Key Highlights

  • Trump signed two executive orders targeting a fault-tolerant quantum computer by 2028 and migration of key government computing systems to post-quantum cryptography by 2030 to 2031.
  • The Pentagon has been directed to deploy quantum sensors by 2028, with applications spanning GPS-denied navigation in war zones and satellite-based detection of underground tunnels and missile silos.
  • The Commerce Department committed $2 billion in equity stakes across nine quantum computing companies last month, including a new IBM (NYSE: IBM) venture, providing the capital foundation for the 2028 timeline.

President Trump signed two executive orders on Monday directing a coordinated federal push to develop a powerful quantum computer for scientific research by 2028 while simultaneously hardening US government systems against the cybersecurity threats that quantum computing poses to existing encryption infrastructure.

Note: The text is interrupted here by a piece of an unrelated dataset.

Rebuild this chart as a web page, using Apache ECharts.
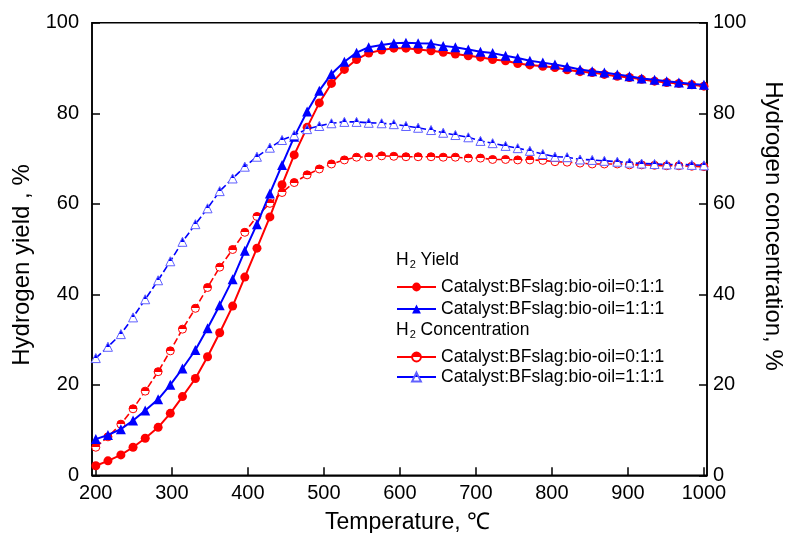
<!DOCTYPE html>
<html>
<head>
<meta charset="utf-8">
<script src="https://cdn.jsdelivr.net/npm/echarts@6/dist/echarts.min.js"></script>
<style>
html,body{margin:0;padding:0;background:#fff;}
#chart{width:785px;height:533px;}
</style>
</head>
<body>
<div id="chart"></div>
<script>
// Temperature (°C)
var temps = [200,216,233,249,265,282,298,314,331,347,363,380,396,412,429,445,461,478,494,510,527,543,559,576,592,608,624,641,657,673,690,706,722,739,755,771,788,804,820,837,853,869,886,902,918,935,951,967,984,1000];
// H2 yield, Catalyst:BFslag:bio-oil=0:1:1
var yieldA = [2.1,3.2,4.5,6.2,8.2,10.6,13.7,17.4,21.4,26.2,31.5,37.4,43.8,50.2,57.1,64.2,70.8,76.9,82.3,86.6,89.7,91.9,93.3,94.0,94.4,94.4,94.1,93.8,93.5,93.1,92.7,92.4,91.9,91.6,91.0,90.7,90.4,90.1,89.6,89.2,89.0,88.6,88.2,87.9,87.5,87.1,86.8,86.6,86.3,86.0];
// H2 yield, Catalyst:BFslag:bio-oil=1:1:1
var yieldB = [8.0,8.9,10.2,12.1,14.3,16.8,20.0,23.6,27.7,32.5,37.6,43.3,49.6,55.5,62.3,68.6,74.8,80.4,85.0,88.7,91.4,93.4,94.6,95.1,95.5,95.6,95.5,95.4,94.9,94.6,94.1,93.6,93.3,92.7,92.2,91.6,91.2,90.8,90.3,89.7,89.3,89.0,88.6,88.2,87.7,87.4,87.1,86.8,86.5,86.3];
// H2 concentration, 0:1:1
var concA = [6.2,8.5,11.3,14.7,18.6,22.9,27.5,32.3,36.9,41.5,46.0,49.9,53.7,57.2,60.1,62.5,64.7,66.4,67.7,68.8,69.7,70.3,70.4,70.6,70.5,70.4,70.4,70.4,70.3,70.3,70.1,70.1,69.8,69.8,69.7,69.7,69.6,69.3,69.2,69.0,68.8,68.8,68.8,68.6,68.6,68.5,68.4,68.4,68.3,68.2];
// H2 concentration, 1:1:1
var concB = [25.9,28.4,31.2,34.9,38.9,43.1,47.3,51.6,55.5,59.0,62.8,65.6,68.2,70.4,72.4,74.1,75.2,76.5,77.2,77.8,78.1,78.1,77.9,77.8,77.6,77.2,76.8,76.3,75.7,75.2,74.7,73.9,73.4,72.8,72.3,71.7,71.0,70.4,70.3,69.8,69.7,69.5,69.3,69.1,68.9,68.8,68.7,68.7,68.6,68.5];
var xTicks = [200,300,400,500,600,700,800,900,1000];
var legendLabels = {
  yA: 'Catalyst:BFslag:bio-oil=0:1:1',
  yB: 'Catalyst:BFslag:bio-oil=1:1:1',
  cA: 'Catalyst:BFslag:bio-oil=0:1:1',
  cB: 'Catalyst:BFslag:bio-oil=1:1:1'
};
var xTitle = 'Temperature, \u2103';
var yLeftTitle = 'Hydrogen yield , %';
var yRightTitle = 'Hydrogen concentration, %';

var FONT = 'Liberation Sans, Arial, sans-serif';
var RED = '#ff0000', BLUE = '#0000ff';
function pairs(arr){ return temps.map(function(t,i){ return [t, arr[i]]; }); }
function half(c){
  return {type:'linear', x:0, y:0, x2:0, y2:1, colorStops:[
    {offset:0,color:c},{offset:0.5,color:c},{offset:0.5,color:'#ffffff'},{offset:1,color:'#ffffff'}]};
}

var chart = echarts.init(document.getElementById('chart'), null, {renderer:'canvas'});
var axisCommon = {
  axisLine:{show:true, lineStyle:{color:'#000', width:1.5}},
  axisTick:{show:true, inside:true, length:8, lineStyle:{color:'#000', width:1.5}},
  splitLine:{show:false}
};
var headStyle = {fontFamily:FONT, fontSize:17.5, fontWeight:'normal', color:'#000', lineHeight:20,
  rich:{s:{fontFamily:FONT, fontSize:11, lineHeight:11, verticalAlign:'bottom', padding:[0,0,0,1]}}};
var option = {
  backgroundColor:'#fff',
  animation:false,
  textStyle:{fontFamily:FONT},
  title:[
    {text:'H{s|2} Yield', left:396, top:250, padding:0, textStyle:headStyle},
    {text:'H{s|2} Concentration', left:396, top:320, padding:0, textStyle:headStyle}
  ],
  graphic:[
    {type:'text', x:22, y:265, rotation:Math.PI/2, silent:true,
     style:{text:yLeftTitle, fontFamily:FONT, fontSize:24, fill:'#000', align:'center', verticalAlign:'middle'}},
    {type:'text', x:773, y:226, rotation:-Math.PI/2, silent:true,
     style:{text:yRightTitle, fontFamily:FONT, fontSize:24, fill:'#000', align:'center', verticalAlign:'middle'}}
  ],
  grid:{left:92, right:78, top:22.8, bottom:57.7, show:true, borderColor:'#000', borderWidth:1.5,
        containLabel:false, outerBoundsMode:'none'},
  legend:[
    {data:['yA','yB'], orient:'vertical', left:396, top:278, padding:0, itemGap:4,
     itemWidth:39, itemHeight:11, formatter:function(n){return legendLabels[n];},
     textStyle:{fontFamily:FONT, fontSize:17.5, color:'#000', lineHeight:18}, selectedMode:false},
    {data:['cA','cB'], orient:'vertical', left:396, top:348, padding:0, itemGap:2,
     itemWidth:39, itemHeight:11, formatter:function(n){return legendLabels[n];},
     lineStyle:{type:'solid'},
     textStyle:{fontFamily:FONT, fontSize:17.5, color:'#000', lineHeight:18}, selectedMode:false}
  ],
  xAxis:Object.assign({}, axisCommon, {
    type:'value', min:195, max:1004,
    name:xTitle, nameLocation:'middle', nameGap:36,
    nameTextStyle:{fontFamily:FONT, fontSize:23, color:'#000', padding:[0,0,0,16]},
    axisTick:{show:true, inside:true, length:8, customValues:xTicks, lineStyle:{color:'#000', width:1.5}},
    axisLabel:{customValues:xTicks, fontFamily:FONT, fontSize:20, color:'#000', margin:8,
      formatter:function(v){return String(v);}}
  }),
  yAxis:[
    Object.assign({}, axisCommon, {
      type:'value', min:0, max:100, interval:20, position:'left',
      axisLabel:{fontFamily:FONT, fontSize:20, color:'#000', margin:13}
    }),
    Object.assign({}, axisCommon, {
      type:'value', min:0, max:100, interval:20, position:'right',
      axisLabel:{fontFamily:FONT, fontSize:20, color:'#000', margin:6}
    })
  ],
  series:[
    {name:'yA', type:'line', yAxisIndex:0, data:pairs(yieldA), symbol:'circle', symbolSize:9,
     lineStyle:{color:RED, width:2}, itemStyle:{color:RED}, z:2},
    {name:'yB', type:'line', yAxisIndex:0, data:pairs(yieldB), symbol:'triangle', symbolSize:10,
     lineStyle:{color:BLUE, width:2}, itemStyle:{color:BLUE}, z:3},
    {name:'cA', type:'line', yAxisIndex:1, data:pairs(concA), symbol:'circle', symbolSize:8,
     lineStyle:{color:RED, width:1.6, type:[7,3]}, itemStyle:{color:half(RED), borderColor:RED, borderWidth:1}, z:2},
    {name:'cB', type:'line', yAxisIndex:1, data:pairs(concB), symbol:'triangle', symbolSize:9,
     lineStyle:{color:BLUE, width:1.6, type:[7,3]}, itemStyle:{color:half(BLUE), borderColor:'#6060ff', borderWidth:1}, z:3}
  ]
};
chart.setOption(option);
</script>
</body>
</html>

The White House Office of Science and Technology Policy previewed the orders, with its director stating the administration believes a fault-tolerant quantum computer capable of addressing complex scientific problems is achievable within the four-year window. Quantum computers use quantum physics principles to process information in ways that can solve certain complex problems far faster than conventional supercomputers, including the ability to break the encryption that currently protects government and commercial computer systems from cyberattacks.

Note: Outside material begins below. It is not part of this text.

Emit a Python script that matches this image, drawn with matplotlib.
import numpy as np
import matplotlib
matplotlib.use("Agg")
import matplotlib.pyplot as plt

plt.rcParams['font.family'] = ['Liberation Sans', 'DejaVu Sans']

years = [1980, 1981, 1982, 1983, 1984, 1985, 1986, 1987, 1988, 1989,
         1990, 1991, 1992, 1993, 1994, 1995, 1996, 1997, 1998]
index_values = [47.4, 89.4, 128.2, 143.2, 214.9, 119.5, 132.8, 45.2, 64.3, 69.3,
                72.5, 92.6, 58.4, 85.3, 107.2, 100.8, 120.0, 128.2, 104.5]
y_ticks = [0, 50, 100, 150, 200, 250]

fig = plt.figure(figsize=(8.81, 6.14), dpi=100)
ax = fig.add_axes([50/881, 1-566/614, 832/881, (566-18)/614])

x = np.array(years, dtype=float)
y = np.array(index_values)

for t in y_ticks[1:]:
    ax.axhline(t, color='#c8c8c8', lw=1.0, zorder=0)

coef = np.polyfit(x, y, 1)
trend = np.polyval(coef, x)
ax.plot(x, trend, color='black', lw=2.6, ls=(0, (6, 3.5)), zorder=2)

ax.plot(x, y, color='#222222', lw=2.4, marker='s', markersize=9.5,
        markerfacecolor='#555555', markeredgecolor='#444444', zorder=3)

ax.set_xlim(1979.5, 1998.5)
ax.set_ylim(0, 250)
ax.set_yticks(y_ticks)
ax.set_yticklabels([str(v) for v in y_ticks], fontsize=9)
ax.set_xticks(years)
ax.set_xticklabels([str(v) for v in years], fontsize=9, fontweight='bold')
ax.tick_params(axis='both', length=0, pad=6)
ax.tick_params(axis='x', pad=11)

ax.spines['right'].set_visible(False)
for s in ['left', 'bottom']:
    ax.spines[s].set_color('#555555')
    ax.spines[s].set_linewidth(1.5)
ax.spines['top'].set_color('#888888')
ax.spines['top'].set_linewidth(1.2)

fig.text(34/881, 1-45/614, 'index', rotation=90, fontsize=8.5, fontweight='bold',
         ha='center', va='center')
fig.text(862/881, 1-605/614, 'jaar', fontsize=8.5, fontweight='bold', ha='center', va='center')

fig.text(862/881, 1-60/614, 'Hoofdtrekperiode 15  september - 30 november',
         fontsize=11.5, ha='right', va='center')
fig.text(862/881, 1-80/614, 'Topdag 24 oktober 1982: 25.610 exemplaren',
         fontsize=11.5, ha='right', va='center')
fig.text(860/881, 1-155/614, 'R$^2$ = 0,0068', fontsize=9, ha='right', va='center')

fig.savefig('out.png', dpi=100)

The first order addresses that offensive risk directly, setting a government-wide goal of migrating critical federal computing infrastructure to post-quantum cryptography by 2030 to 2031, a timeline that gives agencies four to five years to complete a transition that cybersecurity planners have long identified as essential but difficult to execute at scale across the federal government's fragmented technology estate.

The second order expands the quantum agenda beyond computing into sensing, directing the Pentagon to deploy quantum sensors by 2028. Quantum sensors offer navigational capability in environments where GPS has been jammed or disrupted, a militarily relevant application given the frequency of GPS interference in active conflict zones, and can be placed on satellites to detect underground construction activity including tunnel networks and missile silo development.

The orders also call for agencies to develop five-year deployment plans for quantum-enabled sensors and networks, and direct strengthened international cooperation on intellectual property protections and supply chain security in quantum technology, reflecting concerns that adversaries are actively seeking to acquire US quantum advances through commercial and academic channels.

The Commerce Department's $2 billion equity commitment across nine quantum computing companies announced last month provides the commercial investment foundation that the executive orders' timelines require. The package frames quantum as a technology that could fuel advances in artificial intelligence, materials science, and chemistry, positioning US leadership in the field as both an economic and national security imperative.